» **Stated goal**
Quote the listing below in full and exactly as written, but omit every picture.

++++ Extracted data

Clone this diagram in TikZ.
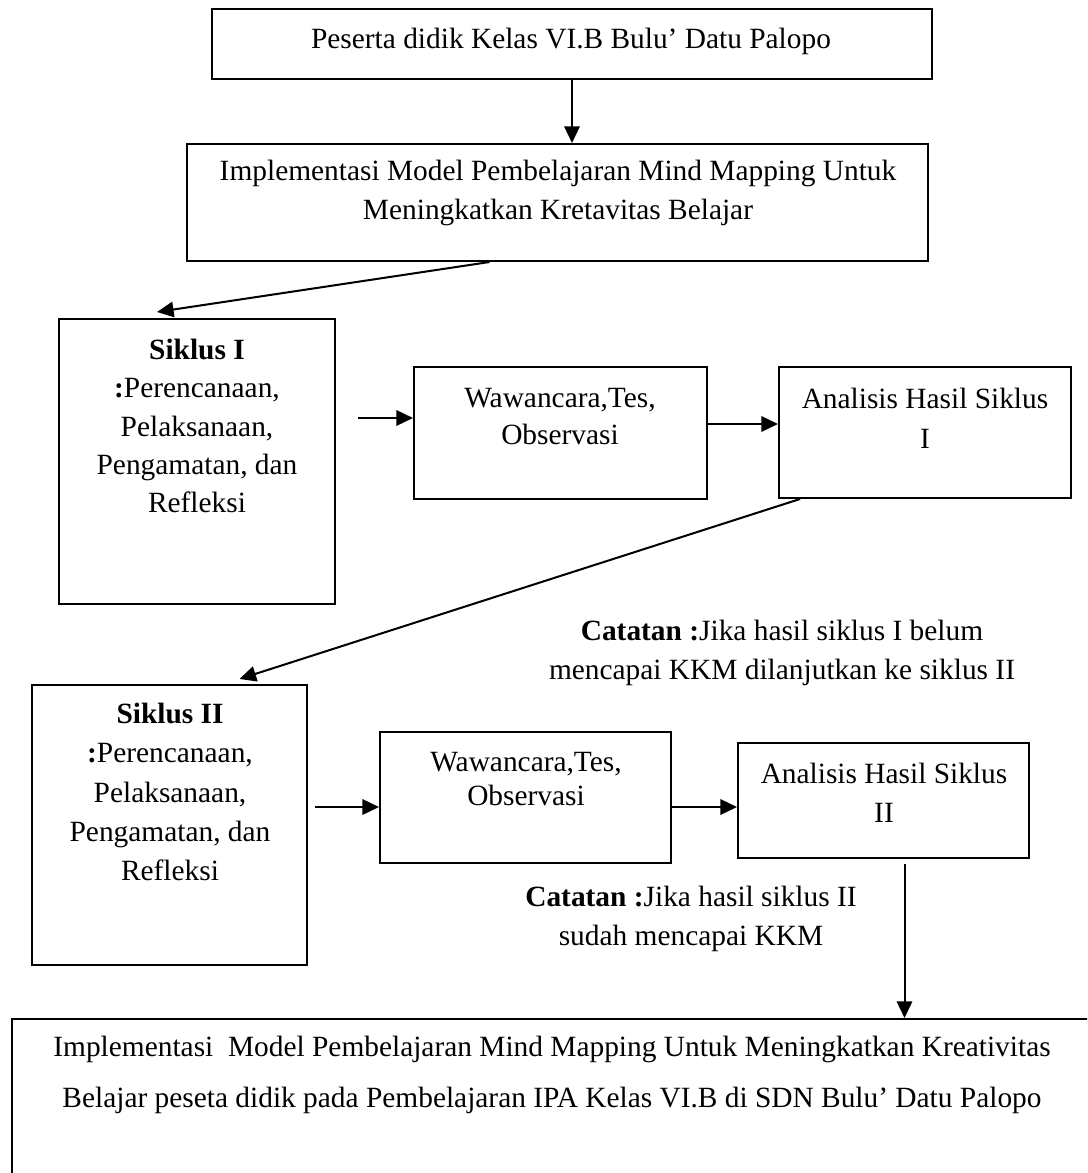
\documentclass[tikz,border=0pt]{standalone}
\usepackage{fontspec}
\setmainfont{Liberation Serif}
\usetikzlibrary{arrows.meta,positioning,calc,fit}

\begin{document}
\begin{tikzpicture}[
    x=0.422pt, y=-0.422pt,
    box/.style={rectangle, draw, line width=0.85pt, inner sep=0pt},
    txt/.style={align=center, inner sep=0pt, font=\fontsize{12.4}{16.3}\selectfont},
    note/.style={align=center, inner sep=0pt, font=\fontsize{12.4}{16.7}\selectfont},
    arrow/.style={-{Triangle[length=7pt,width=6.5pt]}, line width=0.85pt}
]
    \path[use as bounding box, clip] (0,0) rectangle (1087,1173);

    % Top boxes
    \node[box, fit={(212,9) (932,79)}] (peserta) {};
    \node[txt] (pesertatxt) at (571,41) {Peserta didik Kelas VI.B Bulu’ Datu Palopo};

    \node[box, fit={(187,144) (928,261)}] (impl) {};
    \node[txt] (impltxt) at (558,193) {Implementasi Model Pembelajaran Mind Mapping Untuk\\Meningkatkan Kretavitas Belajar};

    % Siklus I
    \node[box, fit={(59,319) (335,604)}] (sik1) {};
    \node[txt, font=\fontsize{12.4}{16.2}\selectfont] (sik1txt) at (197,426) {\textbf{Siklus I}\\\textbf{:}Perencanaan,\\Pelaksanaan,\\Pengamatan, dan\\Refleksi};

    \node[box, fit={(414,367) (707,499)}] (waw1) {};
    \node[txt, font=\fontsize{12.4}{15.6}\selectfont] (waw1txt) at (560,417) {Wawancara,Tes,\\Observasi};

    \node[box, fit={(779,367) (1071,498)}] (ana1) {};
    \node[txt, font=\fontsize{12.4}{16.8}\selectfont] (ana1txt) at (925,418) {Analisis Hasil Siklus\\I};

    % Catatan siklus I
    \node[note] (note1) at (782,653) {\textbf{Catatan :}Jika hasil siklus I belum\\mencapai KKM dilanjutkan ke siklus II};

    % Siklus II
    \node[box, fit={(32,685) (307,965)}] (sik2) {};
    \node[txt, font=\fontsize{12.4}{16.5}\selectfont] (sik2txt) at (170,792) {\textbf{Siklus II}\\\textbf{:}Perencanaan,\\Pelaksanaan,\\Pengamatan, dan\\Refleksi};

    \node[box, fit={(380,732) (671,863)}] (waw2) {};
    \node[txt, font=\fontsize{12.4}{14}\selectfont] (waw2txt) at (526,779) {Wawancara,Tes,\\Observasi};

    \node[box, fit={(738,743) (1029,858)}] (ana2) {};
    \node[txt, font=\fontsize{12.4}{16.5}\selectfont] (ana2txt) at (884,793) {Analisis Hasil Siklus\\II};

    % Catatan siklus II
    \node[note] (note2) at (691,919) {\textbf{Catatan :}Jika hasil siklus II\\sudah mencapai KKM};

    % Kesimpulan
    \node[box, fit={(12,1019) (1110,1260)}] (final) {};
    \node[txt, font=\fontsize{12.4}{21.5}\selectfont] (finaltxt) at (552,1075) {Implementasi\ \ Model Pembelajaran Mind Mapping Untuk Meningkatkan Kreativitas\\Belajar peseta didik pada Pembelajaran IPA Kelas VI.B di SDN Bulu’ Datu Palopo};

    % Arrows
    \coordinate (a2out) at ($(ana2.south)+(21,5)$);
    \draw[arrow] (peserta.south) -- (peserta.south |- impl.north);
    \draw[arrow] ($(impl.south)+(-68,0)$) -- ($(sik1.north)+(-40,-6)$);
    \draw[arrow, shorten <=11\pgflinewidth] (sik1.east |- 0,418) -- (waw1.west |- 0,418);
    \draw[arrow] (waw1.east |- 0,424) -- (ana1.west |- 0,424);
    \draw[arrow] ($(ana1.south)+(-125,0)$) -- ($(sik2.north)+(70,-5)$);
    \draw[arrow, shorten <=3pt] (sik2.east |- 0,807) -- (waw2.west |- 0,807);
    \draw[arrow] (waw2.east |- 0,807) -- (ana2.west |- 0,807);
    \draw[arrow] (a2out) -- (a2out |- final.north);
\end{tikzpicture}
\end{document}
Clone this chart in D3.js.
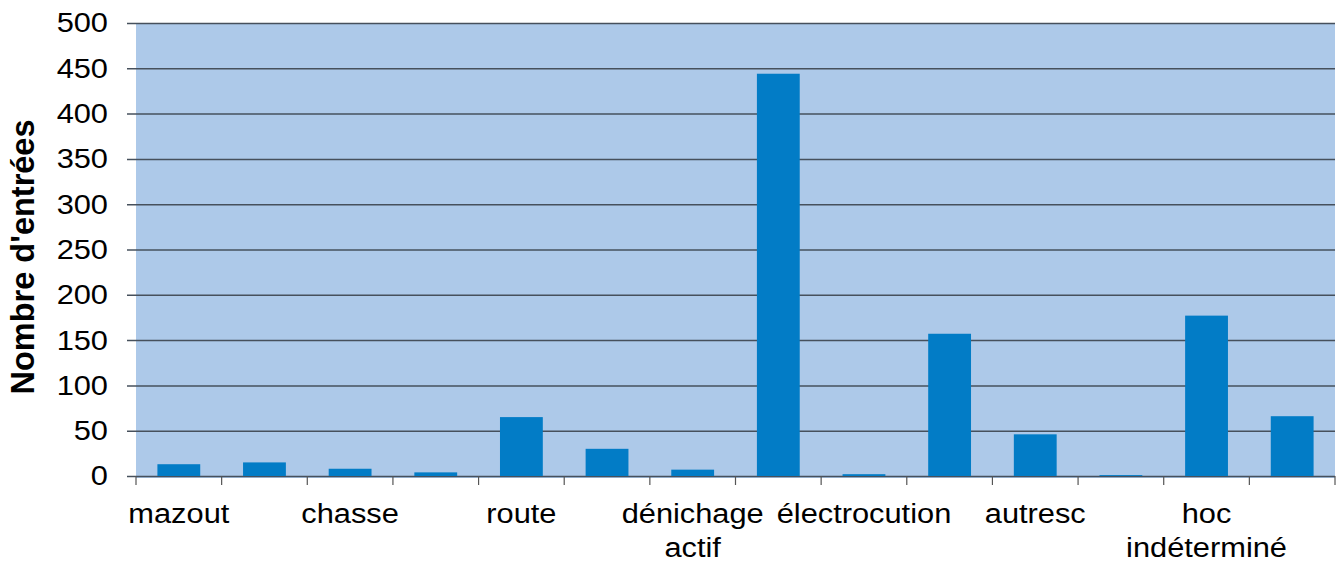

++++++++

» **Reply**
Clone this diagram in TikZ.
\documentclass[tikz,border=0pt]{standalone}
\usepackage{fontspec}
\setmainfont{Liberation Serif}
\usetikzlibrary{arrows.meta,positioning,calc,fit}

\begin{document}
\begin{tikzpicture}[
    x=0.422pt, y=-0.422pt,
    box/.style={rectangle, draw, line width=0.85pt, inner sep=0pt},
    txt/.style={align=center, inner sep=0pt, font=\fontsize{12.4}{16.3}\selectfont},
    note/.style={align=center, inner sep=0pt, font=\fontsize{12.4}{16.7}\selectfont},
    arrow/.style={-{Triangle[length=7pt,width=6.5pt]}, line width=0.85pt}
]
    \path[use as bounding box, clip] (0,0) rectangle (1087,1173);

    % Top boxes
    \node[box, fit={(212,9) (932,79)}] (peserta) {};
    \node[txt] (pesertatxt) at (571,41) {Peserta didik Kelas VI.B Bulu’ Datu Palopo};

    \node[box, fit={(187,144) (928,261)}] (impl) {};
    \node[txt] (impltxt) at (558,193) {Implementasi Model Pembelajaran Mind Mapping Untuk\\Meningkatkan Kretavitas Belajar};

    % Siklus I
    \node[box, fit={(59,319) (335,604)}] (sik1) {};
    \node[txt, font=\fontsize{12.4}{16.2}\selectfont] (sik1txt) at (197,426) {\textbf{Siklus I}\\\textbf{:}Perencanaan,\\Pelaksanaan,\\Pengamatan, dan\\Refleksi};

    \node[box, fit={(414,367) (707,499)}] (waw1) {};
    \node[txt, font=\fontsize{12.4}{15.6}\selectfont] (waw1txt) at (560,417) {Wawancara,Tes,\\Observasi};

    \node[box, fit={(779,367) (1071,498)}] (ana1) {};
    \node[txt, font=\fontsize{12.4}{16.8}\selectfont] (ana1txt) at (925,418) {Analisis Hasil Siklus\\I};

    % Catatan siklus I
    \node[note] (note1) at (782,653) {\textbf{Catatan :}Jika hasil siklus I belum\\mencapai KKM dilanjutkan ke siklus II};

    % Siklus II
    \node[box, fit={(32,685) (307,965)}] (sik2) {};
    \node[txt, font=\fontsize{12.4}{16.5}\selectfont] (sik2txt) at (170,792) {\textbf{Siklus II}\\\textbf{:}Perencanaan,\\Pelaksanaan,\\Pengamatan, dan\\Refleksi};

    \node[box, fit={(380,732) (671,863)}] (waw2) {};
    \node[txt, font=\fontsize{12.4}{14}\selectfont] (waw2txt) at (526,779) {Wawancara,Tes,\\Observasi};

    \node[box, fit={(738,743) (1029,858)}] (ana2) {};
    \node[txt, font=\fontsize{12.4}{16.5}\selectfont] (ana2txt) at (884,793) {Analisis Hasil Siklus\\II};

    % Catatan siklus II
    \node[note] (note2) at (691,919) {\textbf{Catatan :}Jika hasil siklus II\\sudah mencapai KKM};

    % Kesimpulan
    \node[box, fit={(12,1019) (1110,1260)}] (final) {};
    \node[txt, font=\fontsize{12.4}{21.5}\selectfont] (finaltxt) at (552,1075) {Implementasi\ \ Model Pembelajaran Mind Mapping Untuk Meningkatkan Kreativitas\\Belajar peseta didik pada Pembelajaran IPA Kelas VI.B di SDN Bulu’ Datu Palopo};

    % Arrows
    \coordinate (a2out) at ($(ana2.south)+(21,5)$);
    \draw[arrow] (peserta.south) -- (peserta.south |- impl.north);
    \draw[arrow] ($(impl.south)+(-68,0)$) -- ($(sik1.north)+(-40,-6)$);
    \draw[arrow, shorten <=11\pgflinewidth] (sik1.east |- 0,418) -- (waw1.west |- 0,418);
    \draw[arrow] (waw1.east |- 0,424) -- (ana1.west |- 0,424);
    \draw[arrow] ($(ana1.south)+(-125,0)$) -- ($(sik2.north)+(70,-5)$);
    \draw[arrow, shorten <=3pt] (sik2.east |- 0,807) -- (waw2.west |- 0,807);
    \draw[arrow] (waw2.east |- 0,807) -- (ana2.west |- 0,807);
    \draw[arrow] (a2out) -- (a2out |- final.north);
\end{tikzpicture}
\end{document}
Clone this chart in D3.js.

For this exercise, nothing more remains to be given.